Risk Category Grade Justification
Supply Risk Medium Supplier consolidation and geographic concentration in Asia for low-cost options. Foundry capacity is not easily scalable.
Price Volatility High Direct, high-impact exposure to volatile steel, zinc, and energy commodity markets.
ESG Scrutiny Medium Foundries are energy- and water-intensive. Increasing focus on recycled content, emissions (Scope 3), and conflict minerals.
Geopolitical Risk Medium U.S.-China trade relations and tariffs directly impact a large segment of the supply base, creating cost and continuity risks.
Technology Obsolescence Low Galvanized iron is a mature, specified material for strength and fire-rating. Substitution is gradual and application-specific.

10. Actionable Sourcing Recommendations

  1. Implement a Dual-Geography Sourcing Strategy. Mitigate tariff and geopolitical risk by qualifying a secondary supplier in Mexico or the U.S. for 20-30% of addressable volume currently sourced from Asia. This action will improve supply chain resilience and reduce average lead times by an est. 4-6 weeks, offsetting a potential 5-10% piece-price increase with improved reliability and lower inventory carrying costs.

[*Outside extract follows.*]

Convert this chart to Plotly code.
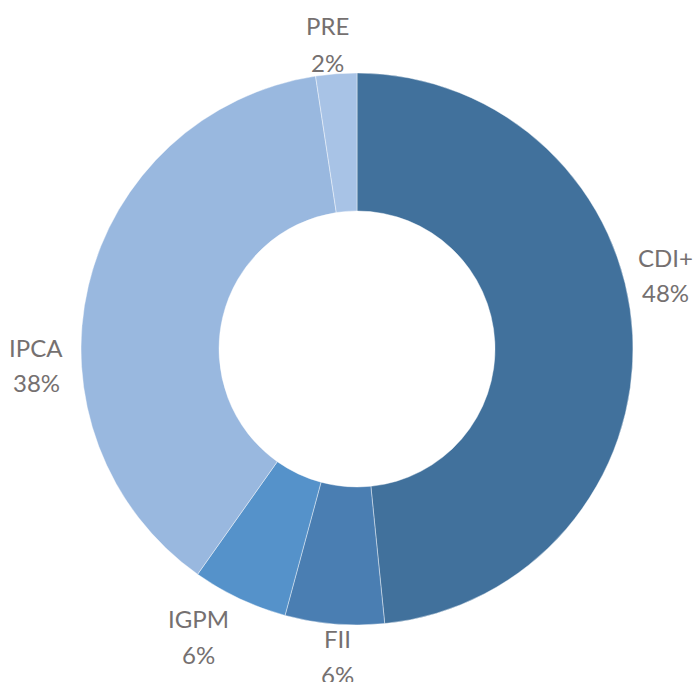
import plotly.graph_objects as go

categories = ["CDI+", "FII", "IGPM", "IPCA", "PRE"]
values = [48.4, 5.8, 5.6, 37.8, 2.4]
colors = ["#41719C", "#4A7EB2", "#5592CA", "#99B8DF", "#A8C3E6"]

# label placement (pixel centres of the two text lines: name, percent)
label_x = [665, 337, 198, 36, 327]
name_y = [257, 638, 618, 347, 26]
pct_y = [292, 674, 654, 383, 62]

W, H = 696, 682

fig = go.Figure(go.Pie(
    labels=categories,
    values=values,
    hole=0.5,
    sort=False,
    direction="clockwise",
    rotation=0,
    marker=dict(colors=colors, line=dict(color="rgba(255,255,255,0.6)", width=0.7)),
    textinfo="none",
    domain=dict(x=[0.1164, 0.9095], y=[0.0836, 0.893]),
    showlegend=False,
    hoverinfo="label+percent",
))

total = sum(values)
font = dict(family="Lato, Open Sans, sans-serif", size=24, color="#757070")
for cat, v, lx, ny, py in zip(categories, values, label_x, name_y, pct_y):
    fig.add_annotation(text=cat, x=lx / W, y=1 - ny / H, xref="paper", yref="paper",
                       xanchor="center", yanchor="middle", showarrow=False, font=font)
    fig.add_annotation(text=f"{round(v / total * 100)}%", x=lx / W, y=1 - py / H,
                       xref="paper", yref="paper", xanchor="center", yanchor="middle",
                       showarrow=False, font=font)

fig.update_layout(
    width=W, height=H,
    margin=dict(l=0, r=0, t=0, b=0),
    paper_bgcolor="white",
    plot_bgcolor="white",
)

fig.write_html("out.html",
               config={"displayModeBar": False},
               post_script="document.body.style.margin='0';document.body.style.overflow='hidden';")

  2. Negotiate Index-Based Pricing Agreements. For high-volume contracts, move from fixed-price models to agreements indexed to a public commodity basket (e.g., 50% HRC Steel, 15% LME Zinc). This provides cost transparency and predictability, protecting against supplier margin-padding on price upswings and ensuring cost-downs are captured on downturns. Target this for your top two suppliers to impact >60% of spend within 12 months.